To keep memory usage of the plugin under control, incoming audio is segmented into smaller chunks for processing, preventing large audio files from overwhelming system RAM during processing. This allows the plugin performance to be less dependent on the length of input audio, but transcription errors near these break points become much more likely, especially if a word happens to be split in the process. Often when chunking audio like this, the audio is split into chunks that overlap slightly, to minimize the chance of a split word causing errors, and give the recognizer another chance to correctly identify the word or words being spoken near the break points. Typically this requires some sort of duplicated recognition resolution or merging logic, for reconciling differences in recognition output within the overlapped sections. This feature has not yet been added to the plugin, which will be addressed in a future release. Due to the lack of overlap/conflict resolution, this plugin is currently configured to have 0 overlap between consecutive segments, and there may be transcription errors resulting from these audio chunk break points.

Resources

The Russian domain, rus-tdnnChain-tel-v2, thanks to its large TDNN architecture, complex language model, and large vocabulary thanks to Russian's agglutinative, is currently tuned more for maximum accuracy performance than for speed or resource management. As a result, it currently has a rather high minimum memory requirement for execution, relative to other plugins. Roughly 9GB of free system memory is required as a baseline for performing recognition with this domain.

Arabic Script Languages

Note that for the Farsi and Arabic domains, and for other languages that read from right to left, the direction that text is rendered may appear to 'flip' when viewing the bare text output in a terminal or text editor that doesn't properly deal with the orientation switch mid-line in some operating systems.

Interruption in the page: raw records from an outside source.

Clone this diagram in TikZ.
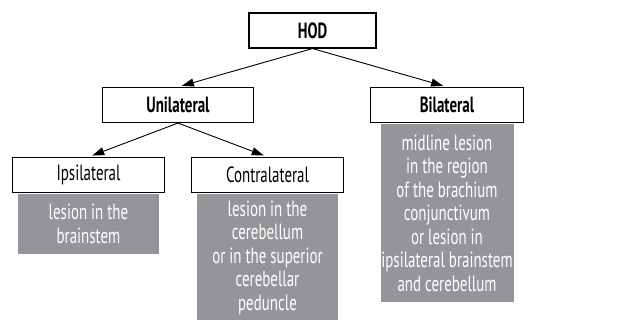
\documentclass[tikz,border=0pt]{standalone}
\usepackage{fontspec}
\setmainfont[FakeStretch=0.68]{PT Sans}
\usepackage{tikz}
\usetikzlibrary{arrows.meta}
\usetikzlibrary{positioning}
\definecolor{lesiongray}{RGB}{147,149,152}

\begin{document}
\begin{tikzpicture}[x=1pt,y=1pt,
  every node/.style={font=\fontsize{22}{23.5}\selectfont},
  kind/.style={rectangle,draw,line width=1.1pt,fill=white,minimum height=35pt,inner sep=2pt},
  lesion/.style={rectangle,fill=lesiongray,text=white,align=center,inner sep=0pt},
  edge from parent/.style={draw,line width=0.9pt,-{Triangle[length=12pt,width=8pt]},shorten >=4pt},
  edge from parent path={(\tikzparentnode.south) -- (\tikzchildnode.north)},
  level 1/.style={level distance=74.5pt,sibling distance=269pt},
  level 2/.style={level distance=70pt,sibling distance=179pt}]
\useasboundingbox (0,0) rectangle (617,-320);
\node[kind,minimum width=127pt,font=\fontsize{22}{23.5}\selectfont\bfseries] (hod) at (312.5,-30.5) {HOD}
  child{node[kind,minimum width=151pt,font=\fontsize{22}{23.5}\selectfont\bfseries] (uni) {Unilateral}
    child{node[kind,minimum width=152pt] (ipsi) {Ipsilateral}}
    child{node[kind,minimum width=152pt] (contra) {Contralateral}}}
  child{node[kind,minimum width=153pt,font=\fontsize{22}{23.5}\selectfont\bfseries] (bi) {Bilateral}};
% gray boxes under the kinds
\node[lesion,below=0.6pt of ipsi,minimum width=141pt,minimum height=60pt] (ipsitext)
  {lesion in the\\brainstem};
\node[lesion,below=0.6pt of contra,minimum width=141pt,minimum height=128pt] (contratext)
  {lesion in the\\cerebellum\\or in the superior\\cerebellar\\peduncle};
\node[lesion,below=0.6pt of bi,minimum width=133pt,minimum height=178pt] (bitext)
  {midline lesion\\in the region\\of the brachium\\conjunctivum\\or lesion in\\ipsilateral brainstem\\and cerebellum};
\end{tikzpicture}
\end{document}
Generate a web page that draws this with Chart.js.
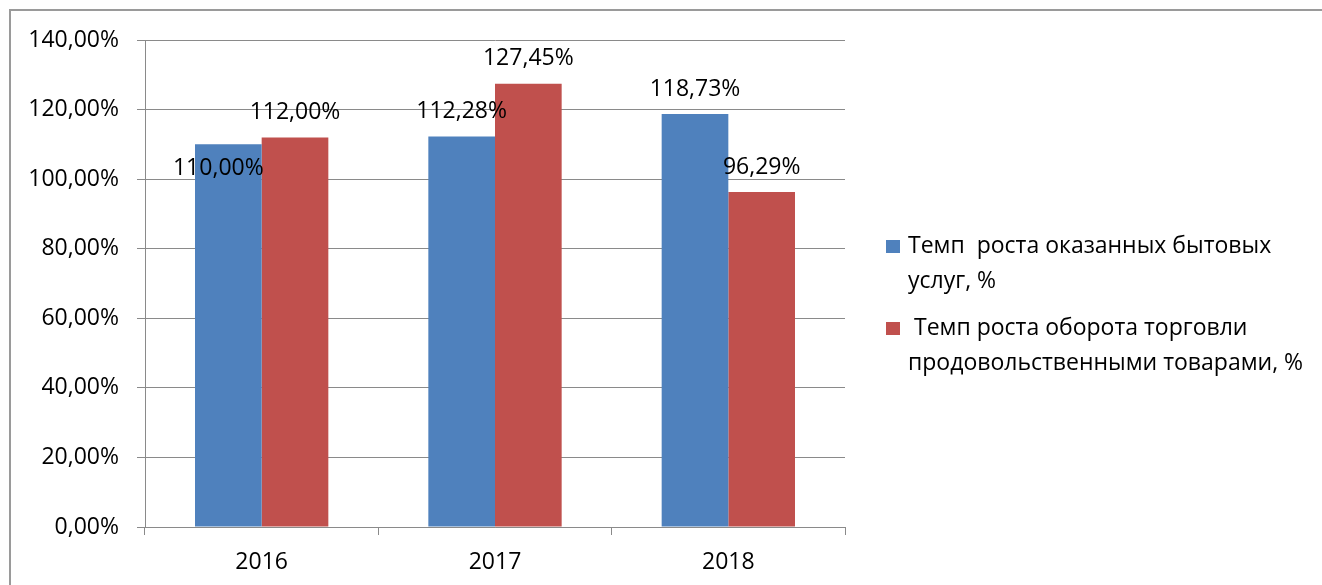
<!DOCTYPE html>
<html>
<head>
<meta charset="utf-8">
<script src="https://cdn.jsdelivr.net/npm/chart.js@4"></script>
<style>
  html, body { margin: 0; padding: 0; background: #fff; }
  #wrap { width: 1322px; height: 585px; position: relative; }
</style>
</head>
<body>
<div id="wrap"><canvas id="myChart"></canvas></div>
<script>
const years = ['2016', '2017', '2018'];
const servicesGrowth = [110.00, 112.28, 118.73];
const tradeGrowth = [112.00, 127.45, 96.29];
const yTicks = [0, 20, 40, 60, 80, 100, 120, 140];
const legendLines = [
    ['Темп  роста оказанных бытовых', 'услуг, %'],
    [' Темп роста оборота торговли', 'продовольственными товарами, %']
];

const FONT = '"Open Sans", "Liberation Sans", sans-serif';
const FONT_SIZE = 23;
const GRID = '#8a8a8a';

// label shifted by hand in the original (dataset-index, bar-index): [dx, dy]
const labelShift = { '0-0': [-10, 49] };

const fmt = v => v.toFixed(2).replace('.', ',') + '%';

const frame = {
    id: 'frame',
    beforeDraw(chart) {
        const c = chart.ctx;
        c.save();
        c.strokeStyle = '#9a9a9a';
        c.lineWidth = 2;
        c.beginPath();
        c.moveTo(10, chart.height + 5);
        c.lineTo(10, 10);
        c.lineTo(chart.width + 5, 10);
        c.stroke();
        c.restore();
    }
};

const barLabels = {
    id: 'barLabels',
    afterDatasetsDraw(chart) {
        const c = chart.ctx;
        c.save();
        c.font = FONT_SIZE + 'px ' + FONT;
        c.fillStyle = '#000';
        c.textAlign = 'center';
        c.textBaseline = 'middle';
        chart.data.datasets.forEach((ds, di) => {
            chart.getDatasetMeta(di).data.forEach((bar, i) => {
                const s = labelShift[di + '-' + i] || [0, 0];
                c.fillText(fmt(ds.data[i]), bar.x + s[0], bar.y - 25 + s[1]);
            });
        });
        c.restore();
    }
};

const sideLegend = {
    id: 'sideLegend',
    afterDraw(chart) {
        const c = chart.ctx;
        c.save();
        c.font = FONT_SIZE + 'px ' + FONT;
        c.textBaseline = 'middle';
        const tops = [246, 328];
        chart.data.datasets.forEach((ds, di) => {
            c.fillStyle = ds.backgroundColor;
            c.fillRect(886, tops[di] - 6, 14, 13);
            c.fillStyle = '#000';
            legendLines[di].forEach((line, li) => {
                c.fillText(line, 908, tops[di] + li * 35);
            });
        });
        c.restore();
    }
};

new Chart(document.getElementById('myChart'), {
    type: 'bar',
    data: {
        labels: years,
        datasets: [{
            label: legendLines[0].join(' '),
            data: servicesGrowth,
            backgroundColor: '#4F81BD'
        }, {
            label: legendLines[1].join(' '),
            data: tradeGrowth,
            backgroundColor: '#C0504D'
        }]
    },
    options: {
        responsive: true,
        maintainAspectRatio: false,
        animation: false,
        layout: { padding: { left: 0, top: 40, right: 477, bottom: 0 } },
        datasets: { bar: { barPercentage: 1, categoryPercentage: 2 / 3.5 } },
        plugins: {
            legend: { display: false },
            tooltip: { enabled: false }
        },
        scales: {
            x: {
                grid: { drawOnChartArea: false, drawTicks: true, tickLength: 8, color: GRID, offset: true },
                border: { color: GRID, width: 1 },
                ticks: { color: '#000', font: { family: FONT, size: FONT_SIZE }, padding: 14 },
                afterFit(scale) { scale.height = 58; }
            },
            y: {
                min: 0,
                max: 140,
                afterBuildTicks(scale) { scale.ticks = yTicks.map(v => ({ value: v })); },
                grid: { color: GRID, tickLength: 8 },
                border: { color: GRID, width: 1 },
                ticks: { color: '#000', font: { family: FONT, size: FONT_SIZE }, padding: 18, callback: v => fmt(v) },
                afterFit(scale) { scale.width = 145; }
            }
        }
    },
    plugins: [frame, barLabels, sideLegend]
});
</script>
</body>
</html>
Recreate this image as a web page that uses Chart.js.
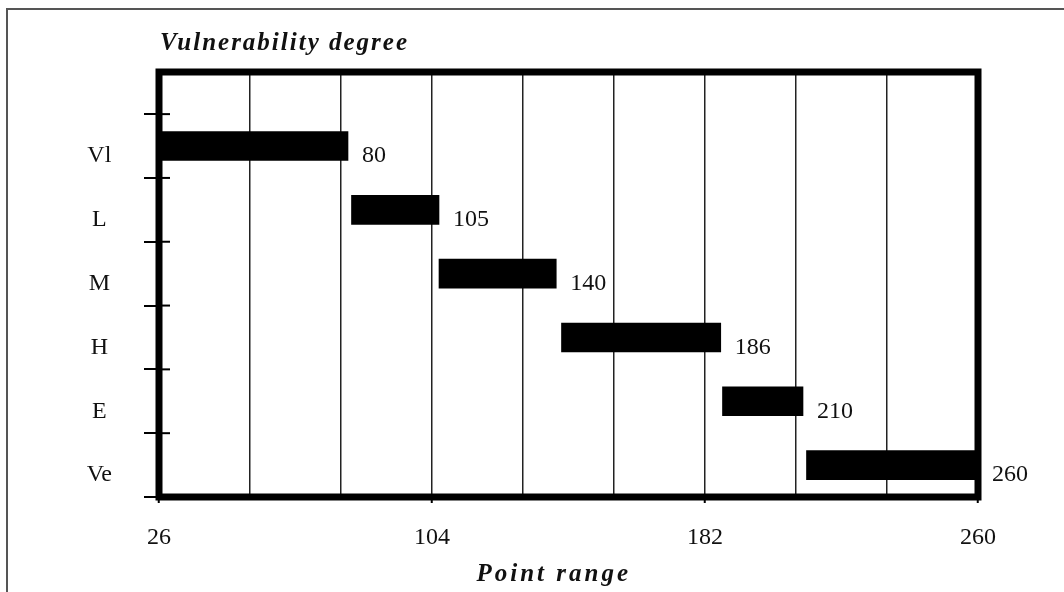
<!DOCTYPE html>
<html><head><meta charset="utf-8">
<script src="https://cdn.jsdelivr.net/npm/chart.js@4"></script>
<style>
html,body{margin:0;padding:0;background:#fff;}
#wrap{position:relative;width:1064px;height:592px;overflow:hidden;}
#frame{position:absolute;left:6px;top:8px;width:1200px;height:800px;border-left:2px solid #555;border-top:2px solid #555;}
canvas{position:absolute;left:0;top:0;}
</style></head><body>
<div id="wrap"><div id="frame"></div><canvas id="c" width="1064" height="592"></canvas></div>
<script>
const categories = ['Vl', 'L', 'M', 'H', 'E', 'Ve'];
const rangeStart = [26, 81, 106, 141, 187, 211];
const rangeEnd = [80, 106, 139.5, 186.5, 210, 260];
const endLabels = ['80', '105', '140', '186', '210', '260'];
const xTickLabels = [26, 104, 182, 260];
const xMin = 26, xMax = 260, xStep = 26;
const yTitle = 'Vulnerability degree';
const xTitle = 'Point range';

const serif = '"Liberation Serif", "Times New Roman", serif';
const barData = categories.map((c, i) => ({ x: [rangeStart[i], rangeEnd[i]], y: i + 0.5 }));

const framePlugin = {
  id: 'frame',
  afterDatasetsDraw(chart) {
    const { ctx, chartArea: a, scales: { x, y } } = chart;
    ctx.save();
    ctx.strokeStyle = '#000';
    ctx.lineWidth = 2;
    for (let i = 0; i <= categories.length; i++) {
      const py = y.getPixelForValue(i);
      ctx.beginPath(); ctx.moveTo(a.left, py); ctx.lineTo(a.left + 11, py); ctx.stroke();
    }
    ctx.lineWidth = 7;
    ctx.lineJoin = 'miter';
    ctx.strokeRect(a.left, a.top, a.right - a.left, a.bottom - a.top);
    ctx.fillStyle = '#111';
    ctx.font = '24px ' + serif;
    ctx.textBaseline = 'middle';
    ctx.textAlign = 'left';
    categories.forEach((c, i) => {
      const px = x.getPixelForValue(rangeEnd[i]);
      const py = y.getPixelForValue(i + 0.5);
      ctx.fillText(endLabels[i], px + 14, py + 10);
    });
    ctx.textBaseline = 'alphabetic';
    ctx.font = 'italic bold 25px ' + serif;
    ctx.letterSpacing = '2px';
    ctx.fillText(yTitle, a.left + 1, a.top - 22);
    ctx.letterSpacing = '3px';
    ctx.fillText(xTitle, (a.left + a.right) / 2 - 92, a.bottom + 84);
    ctx.letterSpacing = '0px';
    ctx.restore();
  }
};

new Chart(document.getElementById('c'), {
  type: 'bar',
  data: { datasets: [{ data: barData, backgroundColor: '#000', borderWidth: 0, barThickness: 29 }] },
  options: {
    indexAxis: 'y', responsive: false, animation: false, devicePixelRatio: 1,
    layout: { padding: { left: 59, right: 86, top: 72, bottom: 35 } },
    plugins: { legend: { display: false }, tooltip: { enabled: false } },
    scales: {
      x: {
        type: 'linear', position: 'bottom', min: xMin, max: xMax, offset: false,
        ticks: {
          stepSize: xStep, autoSkip: false, maxRotation: 0, padding: 20, color: '#111',
          font: { family: serif, size: 24 },
          callback: v => xTickLabels.includes(v) ? String(v) : ''
        },
        grid: {
          offset: false, color: '#222', lineWidth: 1.5, drawTicks: true, tickLength: 6, tickWidth: 2,
          tickColor: c => (c.tick && xTickLabels.includes(c.tick.value)) ? '#000' : 'rgba(0,0,0,0)'
        },
        border: { display: false },
        afterFit: s => { s.height = 60; }
      },
      y: {
        type: 'linear', position: 'left', reverse: true, min: -0.66, max: categories.length, offset: false,
        afterBuildTicks: s => {
          const t = [];
          for (let i = 0; i <= categories.length * 2; i++) t.push({ value: i / 2 });
          s.ticks = t;
        },
        ticks: {
          autoSkip: false, padding: 32, crossAlign: 'center', labelOffset: 10, color: '#111',
          font: { family: serif, size: 24 },
          callback: v => (v % 1 !== 0) ? categories[Math.floor(v)] : ''
        },
        grid: {
          offset: false, drawOnChartArea: false, drawTicks: true, tickLength: 15, tickWidth: 2, lineWidth: 2,
          color: c => (c.tick && c.tick.value % 1 === 0) ? '#000' : 'rgba(0,0,0,0)'
        },
        border: { display: false },
        afterFit: s => { s.width = 100; }
      }
    }
  },
  plugins: [framePlugin]
});
</script>
</body></html>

This can cause the order of the 'word' and 'score' fields to reverse relative to the output of left-to-right read languages, and appear like this Farsi output example:

    input-audio.wav 0.000 0.480 58.00000000 خوب 
    input-audio.wav 0.470 0.740 51.00000000 ای 
    input-audio2.wav 0.000 0.320 100.00000000 آره 
    input-audio2.wav 0.310 0.460 99.00000000 می 
    input-audio2.wav 0.450 0.680 99.00000000 گم 
    input-audio2.wav 0.670 0.880 73.00000000 چند 
    input-audio2.wav 0.870 1.330 50.00000000 داره

This is a rendering problem only, however, and rest assured that if interacting with OLIVE through the API, all ordering is properly preserved. Most methods of automatically parsing the raw text output should also properly deal with the ordering, as column-based operators like awk are not affected by the visual order.

Non-Verbal Recognizer Output

Each recognizer's vocabulary may contain many non-verbal annotations that are valid potential word candidates that can show up in the transcription output. These include things like @reject@ or for words the recognizer cannot form a hypothesis for, and also includes notations for phenomena like hesitations or filled pauses. These may or may not be useful for a given user's task or use case, so it is currently left to the end user to decide how to process these non-verbal outputs/notations.

Minimum Speech Duration

The system will not attempt to perform speech recognition unless 0.31 seconds of speech of more is found in the file.

Comments

Global Options

The following options are available to this plugin, adjustable in the plugin's configuration file: plugin_asr_dynapy_v1_config.py.

Option Name	Description	Default	Expected Range
sad_threshold	Speech detection threshold: Higher value results in less speech being found and processed.	0.0	-4.0 to 4.0
unicode_normalization	Enable or disable unicode normalization on the plugin output for Arabic languages.	None	None (no normalization), "NFC", "NFD", "NFKC", or "NFKD".